Seeing Hamilton at the Victoria Palace is a truly glittering experience. The newly refurbished theatre is spacious, bright and sparkly in all the public areas. And the show itself is like a diamond; not only do the dazzling lyrics sparkle with wit, but the show is brilliantly lit with crisp lighting designs that really support the narrative.
There really is only one problem with Hamilton. It’s one I feared before the show was even half done. And it’s this: after Hamilton, isn’t it possible that everything else will seem (to reference Emma Thompson’s Love Actually line) just a little bit worse?
And, I have to confess, this is exactly the Hamilton effect I’ve experienced. Don’t get me wrong, I’ve seen shows since and thoroughly enjoyed them. There have been great performances, great bands, great staging. But everything about Hamilton is pushing the bar that bit higher, which can only leave you just a little disappointed every time you see another show. And I don’t just blame Lin Manuel Miranda. Cameron Mackintosh has to shoulder some of the responsibility as well.

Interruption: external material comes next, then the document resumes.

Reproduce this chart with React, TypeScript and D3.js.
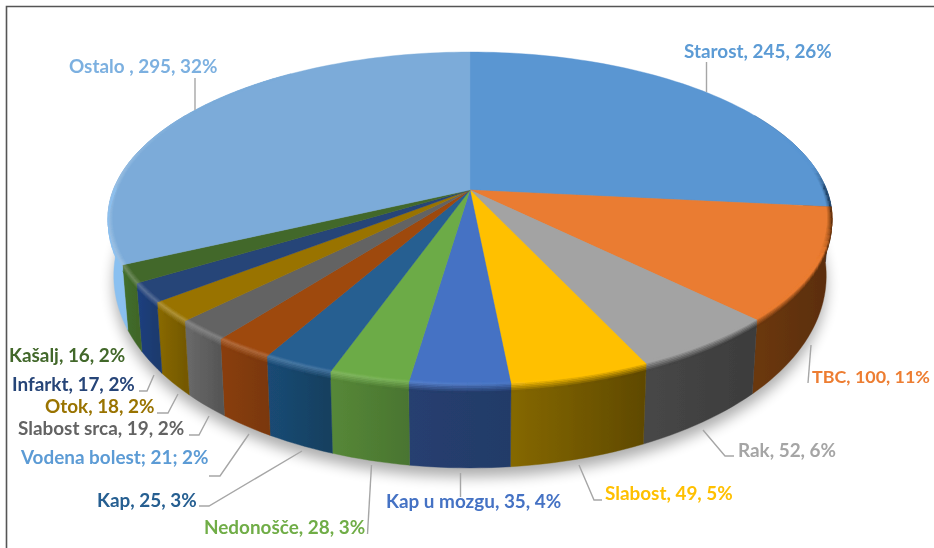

It’s his fastidious attention to detail that has given us the lovely new Victoria Palace, where there is space around the bar, somewhere to sit, enough toilets and comfy seats in the auditorium. And then there’s the show itself.
I was nonplussed at best by the prospect of a hip-hop musical. But it turns out its hip hop-ness is, amongst many great things, the best thing about it. The words cascade towards you in showers of wit and elegance that leave you, but not the impressive cast, breathless. They bring the characters and the plot to life in a vivid, immediate way that makes this ancient tale from the American Revolution come alive in front of you in a way I’ve not experience with any other historical drama.
That’s another great achievement. Here we are in London with an audience, the greater proportion of whom will never have heard of Alexander Hamilton, avidly following his extraordinary life story. And even though, in the best Hollywood tradition, we get a Brit as the baddie (King George’s turn is worth the price of a ticket alone!), we greet his appearance with a cheer so heavily laced with irony that there’s never any doubt about whose side we’re on.
Hamilton is at the Victoria Palace, London.
Eugenius is a sprightly new musical with winning characters, a satisfying plot and great score. Combine this with a crisp band and charismatic cast and you’ve got yourself a treat of a show.
The 80s set story concerns geeky (not nerdy – they’re different, apparently) teenager Eugene who avoids homework, memories of his dead mother and, indeed, life by spending his time drawing somewhat derivative comic book characters and stories which are snapped up and duly mangled by Hollywood. But it transpires that his characters exist not only in his imagination and on a film set – but also in reality. Cue much fun and drama as the real characters meet their on-set alter egos. Eugene’s journey through this takes him to a place where he can be the hero of his own real-life story.
The plot also offers the opportunity for many digs at 80s pop culture and its casual sexism and homophobia. Indeed, the very fact that Eugene’s comic book leading lady is called ‘super hot lady’ allows us to feel so superior, seeing as how that sort of sexist attitude is no longer acceptable. But once the plot moves to super seedy Hollywood this also serves to bump neatly into the current wave of post Weinstein exploitation and question if things have really moved on as much as we think.
But this is taking the cultural and social history of the piece to a place where it doesn’t really want to be. This is a show that wants you to have fun and wants you to love it. And there are two big reasons why it delivers. First – the cast are just great. I’ve never really understood where a casting director fits into the creative mix, but whatever they do, Jim Arnold has certainly got it right with this company. Liam Forde is making his London stage debut as Eugene and brings warmth and humanity not only to his part but the whole show. Laura Baldwin comes straight from The Other Palace’s previous musical Big Fish to the part of his would-be girlfriend Janey, getting her teeth into a bigger part with some touching, and some belting, singing. His comedy sidekick friend Ferris is played in full-on scene stealing mode by Daniel Buckley. Cameron Blakely just oozes moral corruptness as Hollywood producer Lex, whilst Scott Paige camps it up as his put-upon assistant. I must also mention a brilliantly detailed performance by Ian Hughes as evil Lord Hector – taking to his purple body suit as if to the manor born.
The second reason this show delivers is the score. With no lazy falling back on a juke box of 80 hits, these new and original tunes nevertheless have an instant appeal. And in the intimate space of the 300 seat venue, with half the stage lights pointing at the audience, there’s no chance of escaping the energy and enthusiasm coming at you.
The show has behind it some serious Sci-Fi chops – Warwick Davis co-produces and brings his Star Wars mate Mark Hamill into things as the voice of Kevin the Robot. And the whole thing is top-and-tailed by Brian (Flash Gordon) Blessed’s instantly recognisable tones. The small stage at The Other Palace tests the imagination and ingenuity of both designer and director and between then Hannah Wolfe (set and costumes) and director Ian Talbot show that just because the theatre may be small, it doesn’t mean the show can’t be huge.